Shortly after receiving the European Mies van der Rohe award, Zaha Hadid inaugurated her first work in America: the Center for Contemporary Art in Cincinnati, a carved volume with a dynamic and zigzagging interior. 

This same month of June, he who was Zaha Hadid tutor at the Architectural Association appears on the cover of Wired as guest editor of an issue entitled ‘Koolworld’: an ideological and graphic atlas of the 21st century through which the Dutch architect defends the virtues of Europe, situates the future in Asia, and expresses his disap-pointment with New York City, which is “no longer delirious”, as he described it in his mythical book of 1978. After the cancellation of his two big-time American museum projects – the Whitney extension and the new building of the Los Angeles County Museum –, The New York Times described the slimming of a “Design Star” who in a recent talk with Columbia University architecture students acknowledged being “defeated in New York”. But the Sunday supplement of the same newspaper still considers him – along with Eisenman, Holl, Mayne, Tschumi, Herzog & de Meuron, Hadid, and few more – one of the creators of space of the future; the public library he designed for Seattle already projects its faceted volumes in the heart of the city; and the closing of his Guggenheim Las Vegas not two years after it opened is attributable more to business calculations than to architectural factors. In the final analysis, the triumphs and tribulations of Koolhaas in America are less relevant than the circumstantial nature of his projects, miniscule gestures of provocation or pertinence which drown in the trivial and generic ocean of the contemporary city, making architecture, in the Dutch architect’s own words, “an activity that inextricably combines omnipotence and impotence”.

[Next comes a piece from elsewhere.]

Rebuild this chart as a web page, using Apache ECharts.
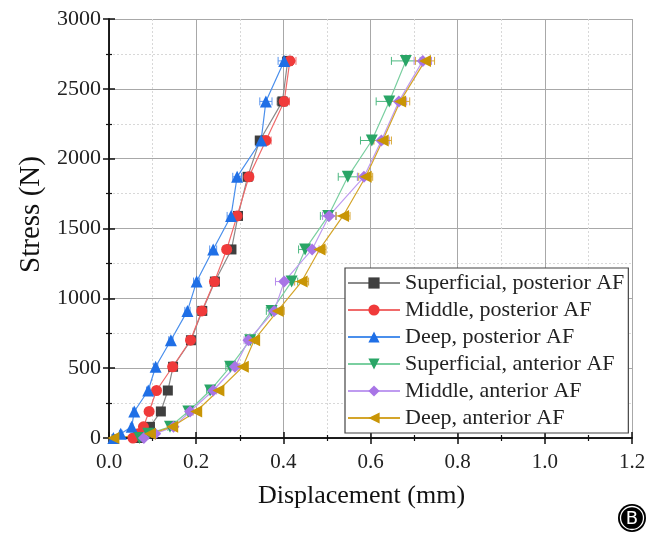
<!DOCTYPE html>
<html>
<head>
<meta charset="utf-8">
<script src="https://cdn.jsdelivr.net/npm/echarts@6/dist/echarts.min.js"></script>
<style>html,body{margin:0;padding:0;background:#fff;}#c{width:664px;height:534px;}</style>
</head>
<body>
<div id="c"></div>
<script>
// Stress levels (N), shared by all series
const stress = [0, 30, 80, 190, 340, 510, 700, 910, 1120, 1350, 1590, 1870, 2130, 2410, 2700];

// Displacement (mm) per series
const supPost = [0.07, 0.085, 0.094, 0.119, 0.135, 0.147, 0.188, 0.214, 0.243, 0.281, 0.296, 0.318, 0.346, 0.398, 0.410];
const midPost = [0.055, 0.067, 0.079, 0.092, 0.109, 0.146, 0.187, 0.213, 0.242, 0.270, 0.294, 0.321, 0.360, 0.402, 0.415];
const deepPost = [0.010, 0.027, 0.052, 0.058, 0.090, 0.107, 0.142, 0.180, 0.201, 0.239, 0.280, 0.294, 0.349, 0.360, 0.402];
const supAnt = [0.070, 0.090, 0.140, 0.182, 0.232, 0.278, 0.324, 0.373, 0.419, 0.450, 0.503, 0.548, 0.603, 0.643, 0.681];
const midAnt = [0.080, 0.106, 0.148, 0.186, 0.239, 0.289, 0.320, 0.379, 0.402, 0.466, 0.505, 0.585, 0.625, 0.665, 0.720];
const deepAnt = [0.010, 0.094, 0.145, 0.200, 0.251, 0.307, 0.333, 0.387, 0.442, 0.483, 0.537, 0.589, 0.628, 0.668, 0.725];

// Horizontal error (mm, ±)
const supPostErr = [0.003, 0.003, 0.003, 0.004, 0.004, 0.005, 0.005, 0.006, 0.007, 0.008, 0.008, 0.009, 0.010, 0.012, 0.012];
const midPostErr = [0.003, 0.003, 0.003, 0.004, 0.004, 0.005, 0.005, 0.006, 0.007, 0.008, 0.009, 0.010, 0.012, 0.012, 0.014];
const deepPostErr = [0.003, 0.003, 0.003, 0.004, 0.004, 0.005, 0.005, 0.006, 0.007, 0.008, 0.009, 0.010, 0.010, 0.014, 0.014];
const supAntErr = [0.003, 0.004, 0.005, 0.006, 0.008, 0.010, 0.010, 0.012, 0.014, 0.015, 0.018, 0.022, 0.026, 0.030, 0.033];
const midAntErr = [0.003, 0.004, 0.005, 0.006, 0.008, 0.010, 0.010, 0.012, 0.020, 0.016, 0.015, 0.015, 0.018, 0.018, 0.020];
const deepAntErr = [0.003, 0.004, 0.005, 0.007, 0.009, 0.011, 0.012, 0.015, 0.016, 0.015, 0.016, 0.016, 0.020, 0.022, 0.022];

const names = ['Superficial, posterior AF', 'Middle, posterior AF', 'Deep, posterior AF',
               'Superficial, anterior AF', 'Middle, anterior AF', 'Deep, anterior AF'];
const xTicks = ['0.0', '0.2', '0.4', '0.6', '0.8', '1.0', '1.2'];
const yTicks = ['0', '500', '1000', '1500', '2000', '2500', '3000'];

const defs = [
  {x: supPost, e: supPostErr, sym: 'rect', mc: '#3f3f3f', lc: '#8a8a8a', ec: '#555555', size: 10},
  {x: midPost, e: midPostErr, sym: 'circle', mc: '#f03a3a', lc: '#f06a6a', ec: '#f07070', size: 11},
  {x: deepPost, e: deepPostErr, sym: 'triangle', mc: '#1f6fe6', lc: '#4a8fec', ec: '#5a95ee', size: 12},
  {x: supAnt, e: supAntErr, sym: 'path://M0,0 L10,0 L5,9 Z', mc: '#29a566', lc: '#7acfa0', ec: '#4db880', size: 12},
  {x: midAnt, e: midAntErr, sym: 'diamond', mc: '#a875e6', lc: '#bf9bf0', ec: '#b88cec', size: 12},
  {x: deepAnt, e: deepAntErr, sym: 'path://M0,5 L9,0 L9,10 Z', mc: '#c99505', lc: '#d4a52a', ec: '#d8a838', size: 12}
];

const serif = '"Liberation Serif", "DejaVu Serif", serif';
const series = [];
defs.forEach((d, i) => {
  const errData = d.x.map((v, k) => [v - d.e[k], v + d.e[k], stress[k]]);
  series.push({
    type: 'custom',
    name: names[i] + ' err',
    data: errData,
    z: 3,
    silent: true,
    renderItem: function (params, api) {
      const p1 = api.coord([api.value(0), api.value(2)]);
      const p2 = api.coord([api.value(1), api.value(2)]);
      const h = 4;
      const st = {stroke: d.ec, lineWidth: 1};
      return {type: 'group', children: [
        {type: 'line', shape: {x1: p1[0], y1: p1[1], x2: p2[0], y2: p2[1]}, style: st},
        {type: 'line', shape: {x1: p1[0], y1: p1[1] - h, x2: p1[0], y2: p1[1] + h}, style: st},
        {type: 'line', shape: {x1: p2[0], y1: p2[1] - h, x2: p2[0], y2: p2[1] + h}, style: st}
      ]};
    }
  });
});
defs.forEach((d, i) => {
  series.push({
    type: 'line',
    name: names[i],
    data: d.x.map((v, k) => [v, stress[k]]),
    symbol: d.sym,
    symbolSize: d.size,
    showAllSymbol: true,
    z: 4,
    lineStyle: {color: d.lc, width: 1.2},
    itemStyle: {color: d.mc, opacity: 1},
    emphasis: {disabled: true}
  });
});

const axisLine = {show: true, lineStyle: {color: '#111', width: 1.5}};
const chart = echarts.init(document.getElementById('c'), null, {renderer: 'canvas'});
chart.setOption({
  animation: false,
  backgroundColor: '#fff',
  grid: {left: 109, right: 32, top: 19, bottom: 96},
  xAxis: [{
    type: 'value', min: 0, max: 1.2, interval: 0.2,
    name: 'Displacement (mm)', nameLocation: 'middle', nameGap: 45,
    nameTextStyle: {fontFamily: serif, fontSize: 26, color: '#111', padding: [0, 18, 0, 0]},
    axisLine: axisLine,
    axisTick: {show: true, inside: false, length: 6, lineStyle: {color: '#111', width: 1.5}},
    minorTick: {show: true, splitNumber: 2, length: 3, lineStyle: {color: '#111', width: 1.2}},
    axisLabel: {fontFamily: serif, fontSize: 21, color: '#222', margin: 14,
      formatter: v => xTicks[Math.round(v / 0.2)] ?? v.toFixed(1)},
    splitLine: {show: true, lineStyle: {color: '#a8a8a8', width: 1}},
    minorSplitLine: {show: true, lineStyle: {color: '#d8d8d8', width: 1, type: [2, 2]}}
  }, {
    type: 'value', min: 0, max: 1.2, interval: 0.2, position: 'top',
    axisLine: axisLine,
    axisTick: {show: true, inside: false, length: 6, lineStyle: {color: '#111', width: 1.5}},
    minorTick: {show: true, splitNumber: 2, length: 3, lineStyle: {color: '#111', width: 1.2}},
    axisLabel: {show: false}, splitLine: {show: false}
  }],
  yAxis: [{
    type: 'value', min: 0, max: 3000, interval: 500,
    name: 'Stress (N)', nameLocation: 'middle', nameGap: 61,
    nameTextStyle: {fontFamily: serif, fontSize: 29, color: '#111', padding: [0, 0, 0, 28]},
    axisLine: axisLine,
    axisTick: {show: true, inside: false, length: 6, lineStyle: {color: '#111', width: 1.5}},
    minorTick: {show: true, splitNumber: 2, length: 3, lineStyle: {color: '#111', width: 1.2}},
    axisLabel: {fontFamily: serif, fontSize: 22, color: '#222', margin: 8,
      formatter: v => yTicks[Math.round(v / 500)] ?? String(v)},
    splitLine: {show: true, lineStyle: {color: '#a8a8a8', width: 1}},
    minorSplitLine: {show: true, lineStyle: {color: '#d8d8d8', width: 1, type: [2, 2]}}
  }, {
    type: 'value', min: 0, max: 3000, interval: 500, position: 'right',
    axisLine: axisLine,
    axisTick: {show: true, inside: false, length: 6, lineStyle: {color: '#111', width: 1.5}},
    minorTick: {show: true, splitNumber: 2, length: 3, lineStyle: {color: '#111', width: 1.2}},
    axisLabel: {show: false}, splitLine: {show: false}
  }],
  legend: {
    data: names,
    orient: 'vertical',
    left: 345, top: 268,
    padding: [4, 4, 4, 2],
    itemGap: 5,
    itemWidth: 52, itemHeight: 14,
    backgroundColor: '#fff',
    borderColor: '#444', borderWidth: 1.2, borderRadius: 0,
    textStyle: {fontFamily: serif, fontSize: 22, color: '#222', padding: [0, 0, 0, 0]},
    selectedMode: false
  },
  series: series,
  graphic: [{
    type: 'group', left: 618, top: 504,
    children: [
      {type: 'circle', shape: {cx: 14, cy: 14, r: 14}, style: {fill: '#000'}},
      {type: 'circle', shape: {cx: 14, cy: 14, r: 11.5}, style: {fill: 'none', stroke: '#fff', lineWidth: 1.3}},
      {type: 'text', style: {x: 14, y: 15, text: 'B', fill: '#fff', font: '18px "DejaVu Sans", sans-serif', align: 'center', verticalAlign: 'middle'}}
    ]
  }]
});
</script>
</body>
</html>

The iconic work Cloud Prototype for an Edition of 3, by the Spanish artist Íñigo Manglano-Ovalle (previous page) was part of the opening exhibition in this new venue for contemporary art, where no two rooms are thesame and where the hustle and bustle of the street pervades the itinerary: an extension of the ‘urban carpet’, the entrance floor guides visitors towards the full height atrium, crossed by a concrete and steel staircase. 

The ‘Gotha’ of Glamour

Turned into superstars, architects appear on TV talk shows and fashion magazines. Libeskind comments on the design of his elk skin boots or the frame of his glasses, Eisenman shows what is in his refrigerator or is photographed in the bathroom of his Greenwich Village apartment, Robert Venturi and Denise Scott Brown discuss their culinary habits or display the wardrobes of their Philadelphia house, and no article on Koolhaas fails to mention his Prada suits, in the same way that no interview with Zaha Hadid will overlook her Issey Miyake gowns. In 1996 Vanity Fair had the likes of Pei, Johnson, and Foster attired in models of their buildings, in a remake of the famous 1931 beaux-arts ball at the Astor Hotel in New York, and since then the circus of architecture’s Formula 1 has constantly graced the pages of the Gotha of glamour. The latest issue alone, for example, features Gehry’s latest work, an art center in the Hudson Valley; a group portrait of the 37 architects (including Richard Meier, Michael Graves, Zaha Hadid, Shigeru Ban...) who built on Long Island a contemporary version of the fifties California’s Case Study Houses; an evaluation of the figure of Eero Saarinen, the prematurely deceased author of the TWA terminal in New York’s Kennedy Airport; and a long article about the current misadventures of the Pritzker family that, among other things, shows the clan’s late patriarch giving out the medal of the architecture prize it sponsors (in the jury of which, by the way, was the late Gianni Agnelli, subject of another extensive chronicle elsewhere in the issue).

Paradoxically, this unprecedented attainment of popular recognition for architects takes place at the same time that they are being excluded from the making of major urban and territorial decisions. The same profession that for a good part of the 20th century was at the hub of the urban revolution, while flying under a mediatic radar, now graces all the screens but finds itself on the margins of the operations that are transforming cities and landscapes. As the giant corporations that wrestle obscenely for contracts know, the great commission of the moment is not New York City’s Ground Zero, a stage full of architects in the limelight, but the reconstruction of Iraq, where the leading players go by the names of Bechtel, Fluor, Parsons, Washington, Berger, and Halliburton. And one has to read the Fortune magazine’s report on the latter – a company headed up to August 2000, apparently not too successfully, by current U.S. Vice President Dick Cheney – to grasp the intimate logic of the process from the the entrails of the system. Initially left out, British firms complain bitterly in The Architects’ Journal, adducing both their country’s cooperation in the deconstruction of Irak from the very beginning of the war and its greater experience “in designing architecture that respects Arabic traditions”. Perhaps this is the reason why the London-based Iraqi Zaha Hadid has told El País that she “would be delighted to participate in the rebuilding of Iraq”, and that this well-intentioned declaration calls for an examination of conscience.

Are today’s architects adequately equipped to intervene in large-scale infrastructural operations?Or, on the contrary, do their qualifications limit them to the symbolic foam of physical transformations? Last May 9, in Cleveland, special police forces took seven hours to get hold of an armed individual who had killed a person and injured two others in the labyrinthian interior of a business school built by Frank Gehry. “There are no right angles in the building,” said the chief of police when trying to explain the long chase, “and we have always trained in rectangular premises.” Like Zaha Hadid – but unlike Gropius or Sert, who built in Iraq almost half a century ago – Gehry uses each and every one of the 360 degrees there are to address the complexity of the world, or probably just to represent it. The last bars of May bid farewell to Ilya Prigogine, a humanist scientist who theorized on chaos and inspired many architects of my generation with his explorations of new forms of order, and to María Teresa López, La chiquita piconera, muse of the Andalusian painter Julio Romero de Torres and popular erotic icon. The two main Spanish newspapers, El País and El Mundo, gave them equal obituary coverage, a photograph and three columns for each. Architects have dialogued with science in order to understand and transform the world, and now flirt with art so as to seduce with its sensual ember: those who deplore this transit should find consolation in the melancholy indifference that in the end blurs and flattens all.